Crying at work may not be a terribly contemporary problem, but the question of where to cry is. In previous iterations of office life, people had more options. Even if you didn’t have your own office or cubicle, there was often an empty conference room to hide in. But with the rise of the open office plan has come the rise of the glassed-in conference room. In accordance with the aesthetic of transparency that the open office provides, glass conference rooms compound this feeling of openness at the same time that they let daylight further in to ever-expanding floorplates. [3] Glass conference rooms have thus become ubiquitous.

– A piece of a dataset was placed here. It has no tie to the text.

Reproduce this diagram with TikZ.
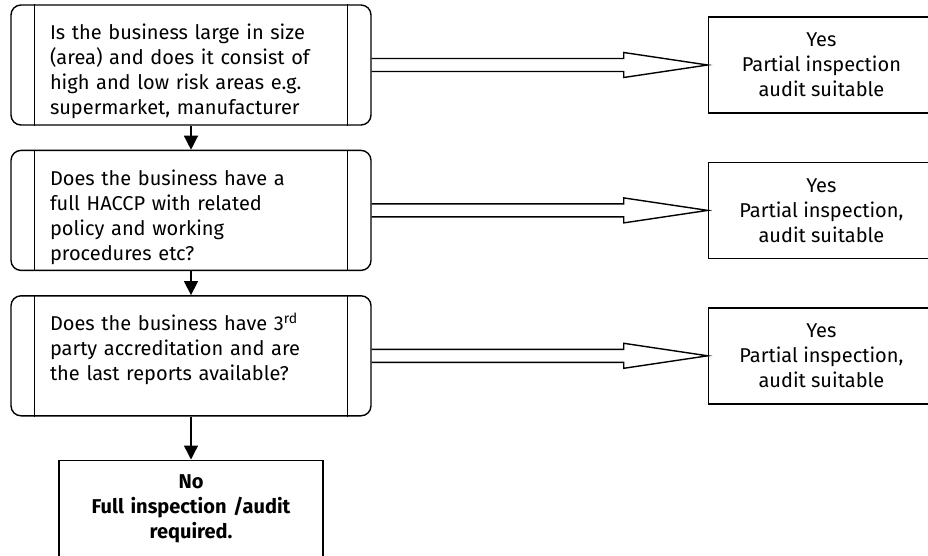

Without offices or cubicles or opaque conference rooms to cry in, what’s an abused worker to do? Well aware of the “popularity” of crying at work, companies and co-working spaces have commissioned designers to fix it. [4] That is, they have contorted a labor issue into a spatial one. Rather than a return to privacy, the solution has been found in repurposing the “distraction strip” — the building code requirement to mark glass walls so people don’t walk into them. [5] Logos had once been a popular choice but don’t obscure tears, while vertical stripes still reveal too much, and floor-to-ceiling frost conceals too wide a range of behaviors. Which leaves us with the horizontal stripe, preferably calibrated to span from table height to eye height of passersby. A view of legs and feet are unlikely to betray a wanton sob, and the sorts of meltdowns that involve arm flailing and stomping are considered inappropriate office behavior, so offices are not designed to indulge them.

This is where the design problem betrays itself. The design discloses the acceptable: silent tears are inevitable, distress larger than the distraction strip is inadmissible. [6] Rather than create office environments where people are less inclined to cry, crying at work has become a foregone conclusion — it is okay because it is obscured. Just as the open office masks surveillance with an aesthetic of transparency, this design “solution” masks the normalization of our emotional wreckage.

NOTES 🚘🏀🐤🍏🌎🍇

[1] Tim Herrera, “Why You Shouldn’t Feel Bad About Crying at Work,” New York Times, October 14, 2018; Sarah Todd, “The Case for Crying at Work,” Quartz, April 9, 2019.

[2] JiJi Lee, “Where to Cry in an Open Office,” New York Times, November 9, 2018.

[3] C. J. Hughes, “Rejecting the Cubicle for an Expanse of Space,” New York Times, May 19, 2015.

[4] Melody Wilding, “The Surprising Truth About Crying at Work,” Forbes, June 11, 2018.

[5] New York State Labor Law §§27-a, 27, 29, 241-b.